The Death Of Toyotomi Hideyoshi And Subsequent Conflict

Back to Ieyasu Tokugawa (1543- 1616)

In the year 1592, Toyotomi Hideyoshi ordered Japanese samurai to invade China through Korea in order to establish an empire. However strange it may sounds, most of the warriors sent for this invasion were samurai from the Kato, Konishi, Kuroda, Ishida, Ukita, Shimazu, Mori and other Western samurai families, who were staunch supporters of the House of Toyotomi. Few of the samurai from the regions east of Kyoto such as Tokugawa Ieyasu and Date Masamune ever set foot to Korea and most of them were of dubious or questionable loyalty to Hideyoshi. This unwise decision of Toyotomi Hideyoshi have undoubtedly sapped away the strength of those who would fight for the Toyotomi’s cause in future conflicts as about one third of those who embarked on this misadventure never made it back to Japan several years later.
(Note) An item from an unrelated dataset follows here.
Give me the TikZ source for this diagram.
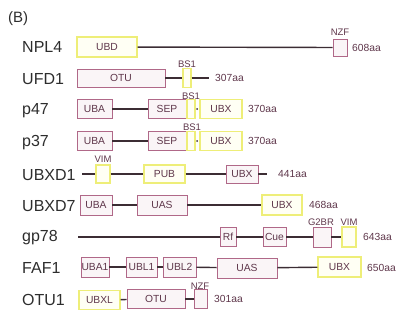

To make matter worse, Toyotomi Hideyoshi ordered his nephew and heir apparent, Toyotomi Hidetsugu to commit suicide after Hidetsugu refused to lead the expedition to Korea. He even ordered Hidetsugu’s wife, mistresses, children, and retainers to be executed. Hideyoshi might have made this decision after his son, Hideyori was born to him in 1593. With this decision, only his young son would bear the Toyotomi’s family name after his demise. As long as Hideyoshi was alive, Tokugawa Ieyasu did not dare to challenge the House of Toyotomi.

In September 1598, Hideyoshi asked the Council of the Five Elders, namely Tokugawa Ieyasu, Mori Terumoto, Uesugi Kagekatsu, Maeda Toshie, and Ukita Hideie to come to his death bed and swear they would nurture his young son, Toyotom Hideyori until he came of age and that leadership would be passed to him. After the death of Toyotomi Hideyoshi, however, Ieyasu decided to claim power for himself.

Tokugawa Ieyasu began to gather allies with other daimyos. He had one of his sons to Date Masamune’s daughter while Fukushima Masanori’s son married one of Ieyasu’s daughters. He began to gather allies from the many powerful samurai families. Ieyasu had an advantage after Toyotomi Hideyoshi’s death, as the de facto leader of the pro-Toyotomi camp, Ishida Mitsunari was unpopular and disliked by many daimyos. Many of them joined Tokugawa camp, most notably Kato Kiyomasa and Kuroda Nagamasa. The son of Maeda Toshiie decided to join Tokugawa’s camp after the death of his father in the year 1599.

Soon, it was clear that a showdown between Tokugawa Ieyasu and the pro-Toyotomi camp was inevitable. The campaign began in earnest in the summer of year 1600 as skirmishes and minor battles broke out between the two rival forces. Ninjas broke into Tokugawa Ieyasu’s castle and unsuccessfully tried to assassinate Ieyasu.  Ieyasu had been expecting this kind of assault have in fact managed to trap and killed all the assassins. The assassins were believed to be hired by Ishida Mitsunari, Ieyasu’s arch enemy.

The battle of Fushimi Castle epitomized a case of great loyalty when Torii Mototada and about 2,000 other Tokugawa warriors fought to the death against a much larger enemy force. They were all wiped out by their enemy. Torii Mototada’s death was said to have saddened Tokugawa Ieyasu greatly. Another powerful daimyo, Hosokawa Tadaoki joined Tokugawa camp and Ishida’s warriors attacked his castle, causing the death of his wife, Hosokawa Gracia. When the castle was being attacked and set on fire, Gracia, the daughter of Akechi Mitsuhide (destroyer of Oda Nobunaga) asked a retainer to kill her. She did not commit suicide as her new religion, Christianity forbids suicide.

Tokugawa Ieyasu managed to persuade Kobayakawa Hideaki, a youthful general to betray Ishida Mitsunari during the imminent battle. Hideaki was known to harbor a grudge against Ishida Mitsunari as Mitsunari had told Toyotomi Hideyoshi about the reckless way Hideaki fought during a battle in the war against the Chinese and Korean forces during the Seven-Year War (1592 -1598) in Korea. Hideaki never forgot or forgave Mitsunari as Hideyoshi exiled Hideaki to another part of Japan as a punishment for his courageous but reckless method of fighting.